Gwen V. from Aurora, CO writes:
Dear Foundation Guy,
How do you know how deep to push a push pier? What is this "load-bearing strata" you keep talking about? How do you know where it is?
Gwen, those are great questions! Many of our clients have asked us the very same things.
First, I want to answer your question about "load bearing strata". Load bearing strata is a technical term for soil that can bear significant weight without compressing, or shifting. It is commonly referred to as "bedrock", "claystone", or "sandstone". These soils all have the characteristic that they do not sink, shift, settle, or compress. They are called "non-active", which means that they are in an inert state and don't suffer from the expansion and contraction like the soil directly below your foundation. A good example of an active soil would be the silty sand, or clay that your home probably rests on given the soil conditions in Aurora. Aurora's load bearing strats is generally claystone. Push Piers are hydraulically driven through the soil under your foundation until they reach bedrock, or other load bearing strata. The home is then lifted off the active soils and the weight of the home is transferred onto the piers and in turn, onto the load bearing strata. See the picture below:
Without a test boring or at least a general knowledge of the anticipated local soil conditions, estimating pier depth may be a shot in the dark.

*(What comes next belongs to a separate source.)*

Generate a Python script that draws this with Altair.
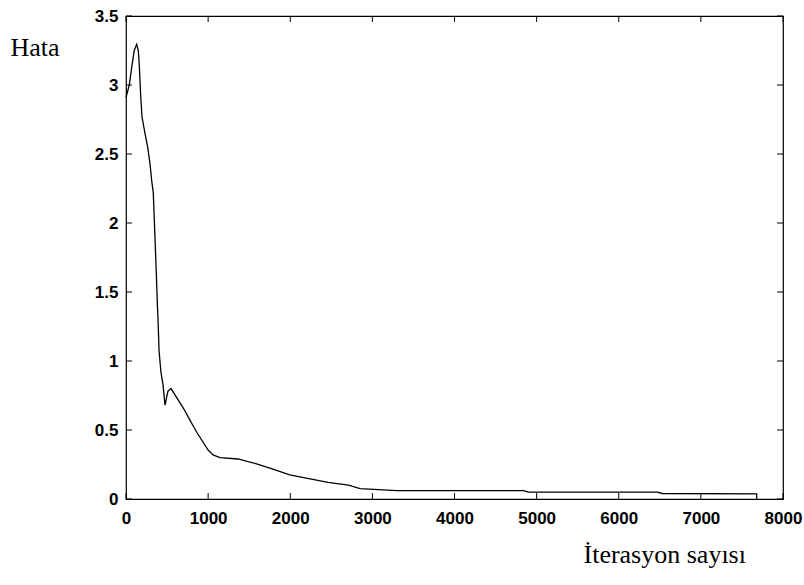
import altair as alt
import pandas as pd

# Data
iterations = [0, 40, 70, 100, 130, 150, 162, 180, 195, 231, 264, 292, 312, 332,
              350, 370, 380, 392, 402, 425, 450, 475, 510, 548, 633, 707, 780,
              865, 1000, 1060, 1145, 1365, 1485, 1590, 1770, 1994, 2210, 2460,
              2710, 2850, 3020, 3300, 3460, 4090, 4840, 4900, 6470, 6530, 7680, 7680]
errors = [2.91, 3.0, 3.13, 3.25, 3.295, 3.25, 3.14, 2.91, 2.77, 2.65, 2.55, 2.43,
          2.31, 2.22, 1.94, 1.62, 1.44, 1.27, 1.08, 0.92, 0.83, 0.68, 0.78, 0.80,
          0.72, 0.65, 0.57, 0.48, 0.355, 0.32, 0.30, 0.29, 0.27, 0.255, 0.22,
          0.174, 0.15, 0.12, 0.10, 0.075, 0.07, 0.06, 0.06, 0.06, 0.06, 0.05,
          0.05, 0.04, 0.037, 0.0]

x_ticks = [0, 1000, 2000, 3000, 4000, 5000, 6000, 7000, 8000]
y_ticks = [0, 0.5, 1, 1.5, 2, 2.5, 3, 3.5]

x_title = "İterasyon sayısı"
y_title = "Hata"

W, H = 657, 483
TL = 6

df = pd.DataFrame({"it": iterations, "err": errors, "i": list(range(len(iterations)))})
xt = pd.DataFrame({"v": x_ticks})
yt = pd.DataFrame({"v": y_ticks})

xscale = alt.Scale(domain=[0, 8000], nice=False, zero=False)
yscale = alt.Scale(domain=[0, 3.5], nice=False, zero=False)

label_font = "Liberation Sans"
title_font = "Liberation Serif"

line = alt.Chart(df).mark_line(color="black", strokeWidth=1.3).encode(
    x=alt.X("it:Q", scale=xscale,
            axis=alt.Axis(values=x_ticks, ticks=False, domain=False, grid=False,
                          format="d", labelFont=label_font, labelFontSize=17,
                          labelFontWeight="bold", labelColor="black", labelPadding=11,
                          labelFlush=False,
                          title=x_title, titleFont=title_font, titleFontSize=26,
                          titleFontWeight="normal", titleColor="black",
                          titleAlign="left", titleAnchor="start",
                          titleX=457, titleY=63, titleBaseline="alphabetic")),
    y=alt.Y("err:Q", scale=yscale,
            axis=alt.Axis(values=y_ticks, ticks=False, domain=False, grid=False,
                          format="~g",
                          labelFont=label_font, labelFontSize=17,
                          labelFontWeight="bold", labelColor="black", labelPadding=8,
                          labelFlush=False,
                          title=y_title, titleFont=title_font, titleFontSize=26,
                          titleFontWeight="normal", titleColor="black",
                          titleAngle=0, titleAlign="left", titleAnchor="start",
                          titleX=-116, titleY=31, titleBaseline="middle")),
    order="i:Q",
)

tick_style = dict(color="black", strokeWidth=1)

bottom_ticks = alt.Chart(xt).mark_rule(**tick_style).encode(
    x=alt.X("v:Q", scale=xscale, axis=None),
    y=alt.value(H), y2=alt.value(H - TL))
top_ticks = alt.Chart(xt).mark_rule(**tick_style).encode(
    x=alt.X("v:Q", scale=xscale, axis=None),
    y=alt.value(0), y2=alt.value(TL))
left_ticks = alt.Chart(yt).mark_rule(**tick_style).encode(
    y=alt.Y("v:Q", scale=yscale, axis=None),
    x=alt.value(0), x2=alt.value(TL))
right_ticks = alt.Chart(yt).mark_rule(**tick_style).encode(
    y=alt.Y("v:Q", scale=yscale, axis=None),
    x=alt.value(W), x2=alt.value(W - TL))

chart = alt.layer(line, bottom_ticks, top_ticks, left_ticks, right_ticks).resolve_axis(
    x="independent", y="independent"
).properties(
    width=W, height=H,
    autosize=alt.AutoSizeParams(type="none"),
    padding={"left": 126, "top": 16, "right": 21, "bottom": 85},
    background="white",
).configure_view(stroke="black", strokeWidth=1.2)

chart.save("out.html", embed_options={"renderer": "svg", "actions": False})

However, proper installation procedures can identify a consistent pier depth and suitable load bearing strata.
In the case of the FSI push pier that we install, one pier is driven at a time, using the maximum weight of the house and the soil around it as counter weight. Hydraulic pressure readings are monitored and recorded as each pier is installed. A simple mathematical equation is used to correlate hydraulic pressure to capacity. An engineer does these calculations based on the soil conditions of property, the specific home's weight, and other environmental factors. The pier is load-tested as it is installed. After all the piers are driven individually, lifting devices are attached to all the piers in a series to allow the entire structure to be lifted at the same time. When pressure is applied to all the piers at the same time, it take much less pressure to lift the structure than it took to drive the piers individually.
Here are some step by step photos of the installation process:
1. The footing is notched out and prepped, so the bracket attaches to the house firmly and the piers sits under the foundation wall.
2. The bracket is put in place and the external sleeve is driven into the ground using protractors to insure the pier will be driven in straight.
3. The pier sections are also driven into the ground under proper resistance is reached.
4. The home is lifted using hydraulic pressure on all piers.
For example, an average pier is load tested to approximately 38,000 lbs. If an average home puts 3000 lbs of weight per linear foot on the footing and the piers are spaced 6 feet apart, then each pier is asked to hold 18,000 lbs. This means that each pier only has to hold less than half the weight that it would be capable of bearing. In engineering terms, this gives us a factor of safety of 2.1.
Thanks for the great questions! Keep them coming!